Ginee Seo, Children’s Publishing Director, Chronicle Books says: ‘This Is How We Do It is a beautifully illustrated book that follows the lives of seven real children from Italy, Japan, Iran, India, Peru, Uganda, and Russia. We see what they eat for breakfast, how they play--and realize that while traditions may differ, our common experiences unite us all. Benjamin Chaud and Davide Cali are up to their usual hyperbolic tricks, this time on a school trip, with A Funny Thing Happened On The Way To The Museum. It's always a delight to see what Herve Tullet has up his sleeve, his newest book for Say Zoop! is all about sound. I read it aloud to a group of salespeople recently and by the second page they were all joining in -- I'd call that a hit!’
‘Electric Monkey is bursting with YA treats in 2017’ says Stella Paskins Fiction Publisher at Egmont, ‘Stand-out for me is the first of a new Michael Grant trilogy: Monster is the GONE series sequel we’ve all been waiting for and it’s an absolute firecracker. At the opposite end of the emotional spectrum, Lisa Heathfield’s Flight of a Starling is going to put a few more hearts through the wringer with her unravelling of sisterly secrets. New author Penny Joelson brings us the original I Have No Secrets, a page-turning thriller seen through the eyes of a unique narrator, which is both thought provoking and utterly compelling. And with titles from Kevin Brooks, Rachel McIntyre, Eugene Lambert and Lynn Weingarten, it’s a properly epic year.’
Ali Dougal, Egmont’s Fiction Publishing Director adds, ‘2017 is set to be a blockbuster year for the Egmont list, with new books from rising stars including Jim Smith and Katherine Woodfine, and a real treat for Robin Jarvis fans in our stunning Modern Classic edition of The Whitby Witches. Plus, some phenomenal debuts: Sarah Driver’s The Huntress trilogy is full of heart and adventure and oozes magical detail, reminiscent of Pullman and Paver; Laura Ellen Anderson makes her authorial fiction debut with the hideously funny and revoltingly lavish Amelia Fang series; and there are more laughs in The Fintastic Diary of Darcy Dolphin, the first in a new young fiction series by Sam Watkins featuring an irrepressible new heroine in a vibrant underwater world.’
‘There are some real corkers on the Francis Lincoln Children’s Books’ picture book list’, says publisher Rachel Williams. ‘In the spring, we have the award-winning The Night Gardener (Feb, £12.99) from Terry and Eric Fan, followed closely by David Litchfield’s heartwarming story of friendship with an outsider, Grandad’s Secret Giant. In September, we publish a picture book in collaboration with Amnesty International, Imagine (Sept, £11.99), which is set to the original lyrics of John Lennon’s song and illustrated by Jean Jullien.
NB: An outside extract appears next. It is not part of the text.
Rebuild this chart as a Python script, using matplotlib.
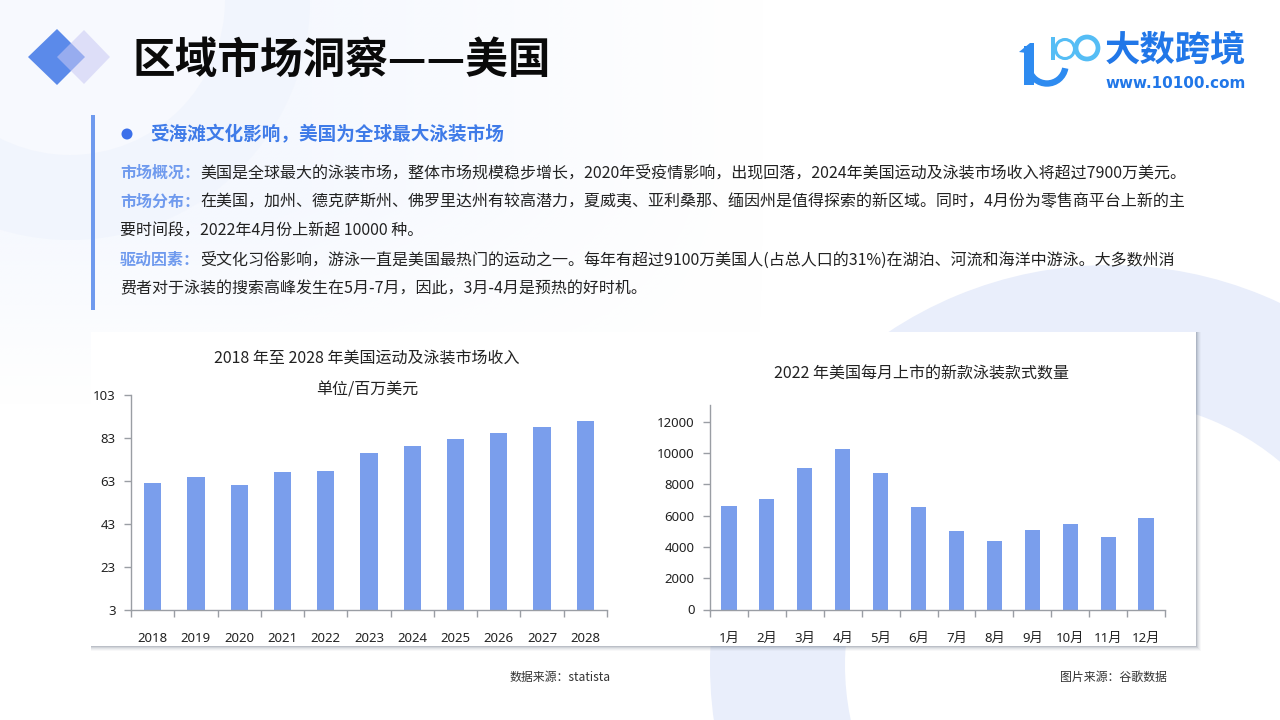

With pre-sales in 15 languages and a huge worldwide press and marketing campaign, the book follows the adventure of a young pigeon on a mission for world peace.
Over the summer, we launch our Natural History Museum series, with 13 titles: from newspaper-style activity books (The Prehistoric Times, June, £5.99) to sticker titles (Sticker Art, June and July, £5.99), and reference for the young naturalist with 10 Reasons to love a… series (August, £8.99). And we have gift books galore next Christmas, including The Story Orchestra: The Nutcracker (October, £14.99), by Jessica Courtney Tickle, and A Menagerie of Stories (October, £14.99) by Angela McAllister, illustrated by Aitch.’